OHAL Komisyonu'ndan Mehmet Altan'a ret
Olağanüstü Hal (OHAL) Komisyonu, Mehmet Altan'ın ihracında ihlal bulunmadığına hükmetti. Avukat Figen Çalıkuşu, komisyon hakkında suç duyurusunda bulundu.
DUVAR - KHK ihraçlarını incelemek üzere kurulan Olağanüstü Hal (OHAL) Komisyonu, anayasayı ihlal suçundan hakkında dava açıldıktan sonra tutuklanan ve KHK ile İstanbul Üniversitesi’nden ihraç edilen Mehmet Altan’ın başvurusunu reddetti.
Ahmet Altan, Mehmet Altan ve Nazlı Ilıcak'ın da aralarında bulunduğu 6 sanık, 15 Temmuz darbe girişimini önceden bildikleri iddiasıyla yargılandıkları davada “anayasayı ihlal” suçundan ağırlaştırılmış müebbet hapis cezasına çarptırılmıştı. Gazeteciler Mehmet Altan ve Şahin Alpay'ın tutukluluklarında “hak ihlali” olduğuna hükmeden Anayasa Mahkemesi'nin kararının alt mahkemeler tarafından uygulanmaması üzerine dava Avrupa İnsan Hakları Mahkemesi'ne (AİHM) taşınmış ve Altan ile Alpay yaklaşık iki yıllık tutukluluğun ardından tahliye edilmişti.

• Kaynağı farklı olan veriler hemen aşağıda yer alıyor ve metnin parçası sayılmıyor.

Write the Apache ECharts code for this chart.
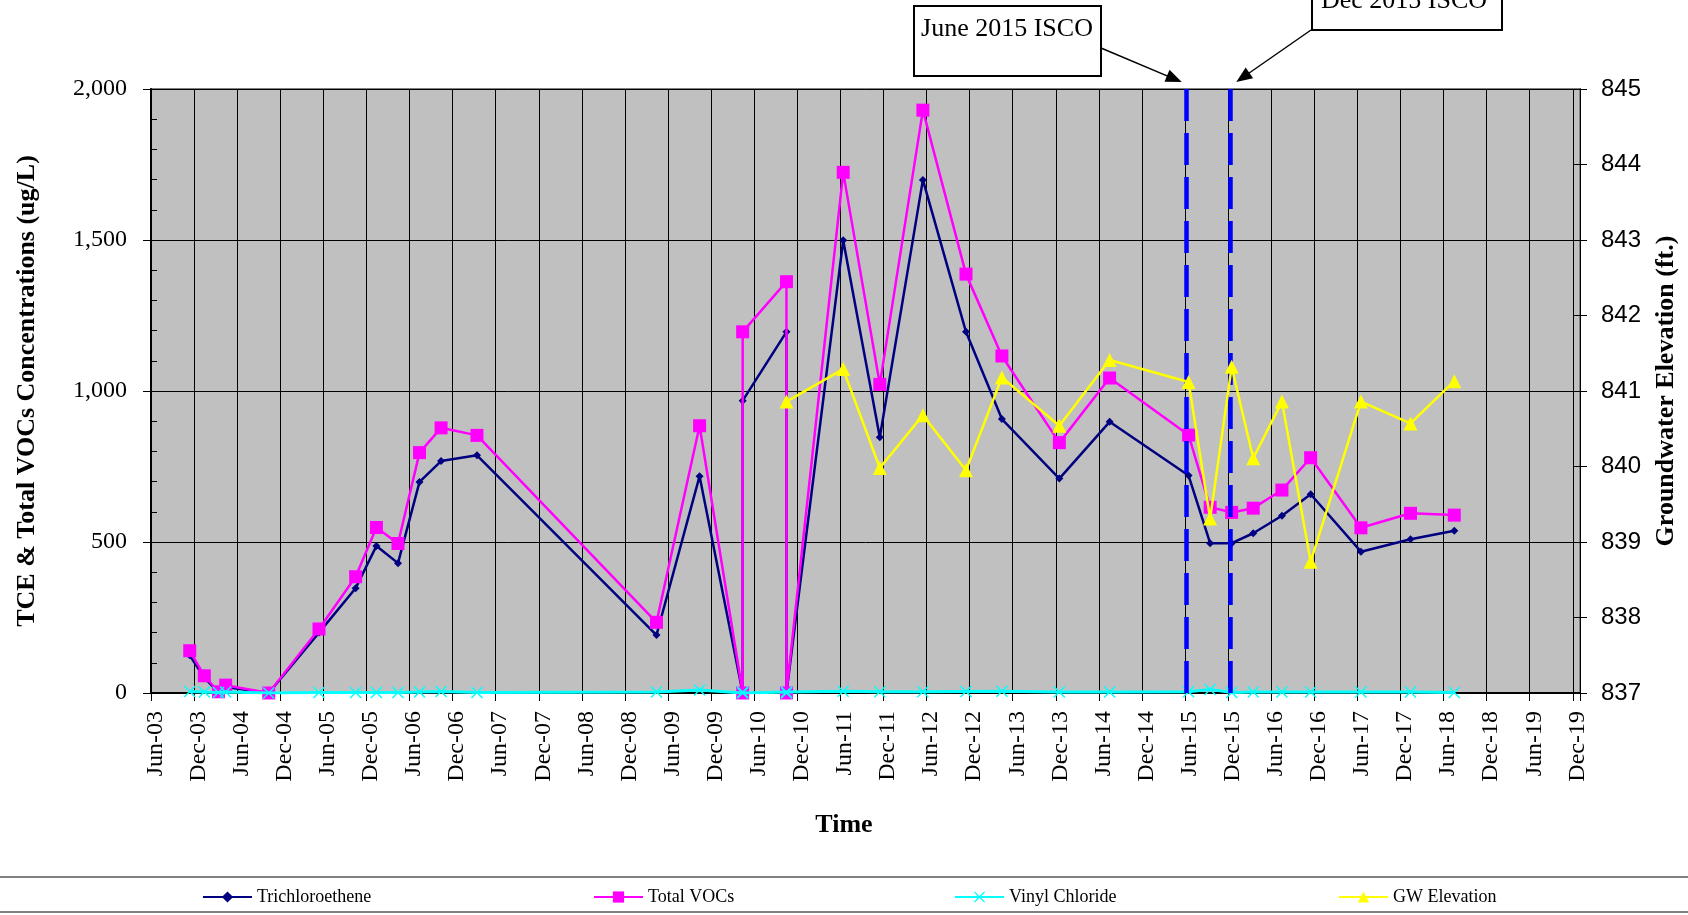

Mehmet Altan'ın, avukatı Figen Çalıkuşu, OHAL Komisyonu hakkında suç duyurusunda bulundu. Böylece komisyon üyeleri hakkındaki ilk kez suç duyurusu açılmış oldu. Avukat Çalıkuşu, komisyon başkan ve üyelerin anayasaya aykırı hareket ettikleri belirtilerek, yargılanmaları istendi.
Altan’ın vekili Çalıkuşu tarafından hazırlanan ve savcılığa verilen dilekçede, şu ifadeler yer aldı:
“Müvekkil hakkında OHAL Komisyonu tarafından verilen, 06.12.2018 tarih, K:2018/47279 nolu ret kararı 08.01.2019 tarihinde tebliğ olmuştur. OHAL Komisyonu idari bir yapı ve organdır, görevi olağanüstü hâl kapsamında doğrudan kanun hükmünde kararnameler işlemler hakkındaki başvuruları değerlendirip karar vermektir. Bilindiği üzere önce KHK ile sonra da yasa ile düzenleme yapılmıştır. Devlet kademesinde yer alan her organ, her kurul, her yapı gibi görevlerini önce TC Anayasa’sı ve sonra da yasa hükümleri çerçevesinde yürütmek zorundadırlar.
Kanun ile kurulmuş idari bir komisyonun, kendisini anayasanın üzerinde görmesi mümkün olabilir mi? Olur ise bunun yaptırımı olacağında da hiçbir tereddüt yoktur. Devlet kademesinde görev yapan her kişinin, görevini icra ederken kendisini anayasanın üzerinde görmesi, anayasa hükümlerine aykırı hareket etmesi halinde bilerek ve isteyerek görevi kötüye kullanma suçunu işlediği açıktır.